A fifth cartoonist has been named among the victims of the shootings Wednesday at the Paris offices of satire magazine Charlie Hebdo: Philippe Honoré, whose cartoon of ISIS leader Abu Bakr Al-Baghdadi was in the magazine's last tweet before the attack. Honoré was critically injured in the shootings and died in the emergency room.

Cartoonists Stéphane Charbonnier (aka Charb), Jean Cabut (Cabu), George Wolinski and Bernard Velhac (Tignous) were also killed in the attacks, which left 10 magazine staff members and two police officers dead.

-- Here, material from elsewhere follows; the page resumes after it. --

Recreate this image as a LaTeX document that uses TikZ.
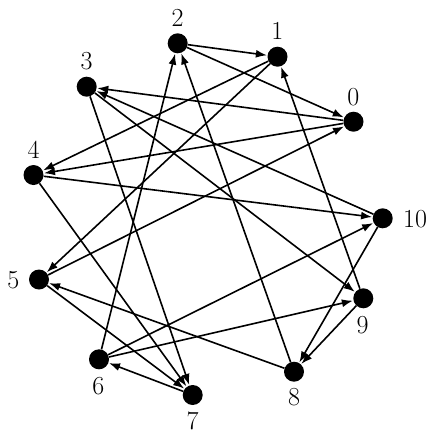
\documentclass[tikz,border=0pt]{standalone}
\usetikzlibrary{arrows.meta}
\begin{document}
\begin{tikzpicture}[x=1pt,y=-1pt,
  vtx/.style={circle,fill=black,inner sep=0pt,minimum size=20pt},
  lbl/.style={font=\fontsize{26}{30}\selectfont,inner sep=0pt},
  edge/.style={line width=1.6pt,-{Latex[length=11pt,width=8pt]},shorten >=0.5pt}]
\useasboundingbox (0,0) rectangle (437,440);
\node[vtx] (n0) at (353.5,121.7) {};
\node[vtx] (n1) at (277.5,56.7) {};
\node[vtx] (n2) at (177.7,43.3) {};
\node[vtx] (n3) at (86.7,86.7) {};
\node[vtx] (n4) at (33.5,175) {};
\node[vtx] (n5) at (39,279.5) {};
\node[vtx] (n6) at (99,359.3) {};
\node[vtx] (n7) at (192.7,395) {};
\node[vtx] (n8) at (294,371.7) {};
\node[vtx] (n9) at (363.3,298.3) {};
\node[vtx] (n10) at (382.7,218.3) {};
\node[lbl] (l0) at (353.3,96.7) {0};
\node[lbl] (l1) at (277.3,30.7) {1};
\node[lbl] (l2) at (177.5,17.5) {2};
\node[lbl] (l3) at (86.7,61.5) {3};
\node[lbl] (l4) at (33.5,150) {4};
\node[lbl] (l5) at (13.3,280) {5};
\node[lbl] (l6) at (98.3,386.5) {6};
\node[lbl] (l7) at (192.7,421) {7};
\node[lbl] (l8) at (294,397.5) {8};
\node[lbl] (l9) at (362.5,325.5) {9};
\node[lbl] (l10) at (415,219) {10};
\draw[edge] (n2) -- (n1);
\draw[edge] (n2) -- (n0);
\draw[edge] (n6) -- (n2);
\draw[edge] (n8) -- (n2);
\draw[edge] (n1) -- (n4);
\draw[edge] (n1) -- (n5);
\draw[edge] (n9) -- (n1);
\draw[edge] (n0) -- (n3);
\draw[edge] (n0) -- (n4);
\draw[edge] (n5) -- (n0);
\draw[edge] (n10) -- (n3);
\draw[edge] (n3) -- (n9);
\draw[edge] (n3) -- (n7);
\draw[edge] (n4) -- (n10);
\draw[edge] (n4) -- (n7);
\draw[edge] (n5) -- (n7);
\draw[edge] (n8) -- (n5);
\draw[edge] (n6) -- (n10);
\draw[edge] (n6) -- (n9);
\draw[edge] (n7) -- (n6);
\draw[edge] (n9) -- (n8);
\draw[edge] (n10) -- (n8);
\end{tikzpicture}
\end{document}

Born in 1941 in Vichy, Honoré was a self-taught artist whose first cartoon was published in the daily newspaper Sud-Ouest when he was just 16 years old. He started working at Charlie Hebdo in 1992 and published two or three cartoons a week there. His work also appeared in Le Monde, Libération, Les Inrockuptibles and Charlie Hebdo's predecessor, Hara-Kiri.

In addition to his cartooning, which was created in a black-and-white style reminiscent of woodcuts, he also did book illustration, including the covers of Petits Classiques Larousse. He also created illustrated puzzles for the magazine Lire ("Read").

Although his fellow cartoonist Plantu called him "a great cartoonist," Honoré was not as well known as his colleagues at Charlie Hebdo. As Michael Guerrin wrote in Le Monde, "Doubtless [this was] because he was foremost a virtuoso illustrator who expressed himself more in graphics than words to sketch a portrait, sound the warning on ecology, denounce the politics of austerity or the influence of religion."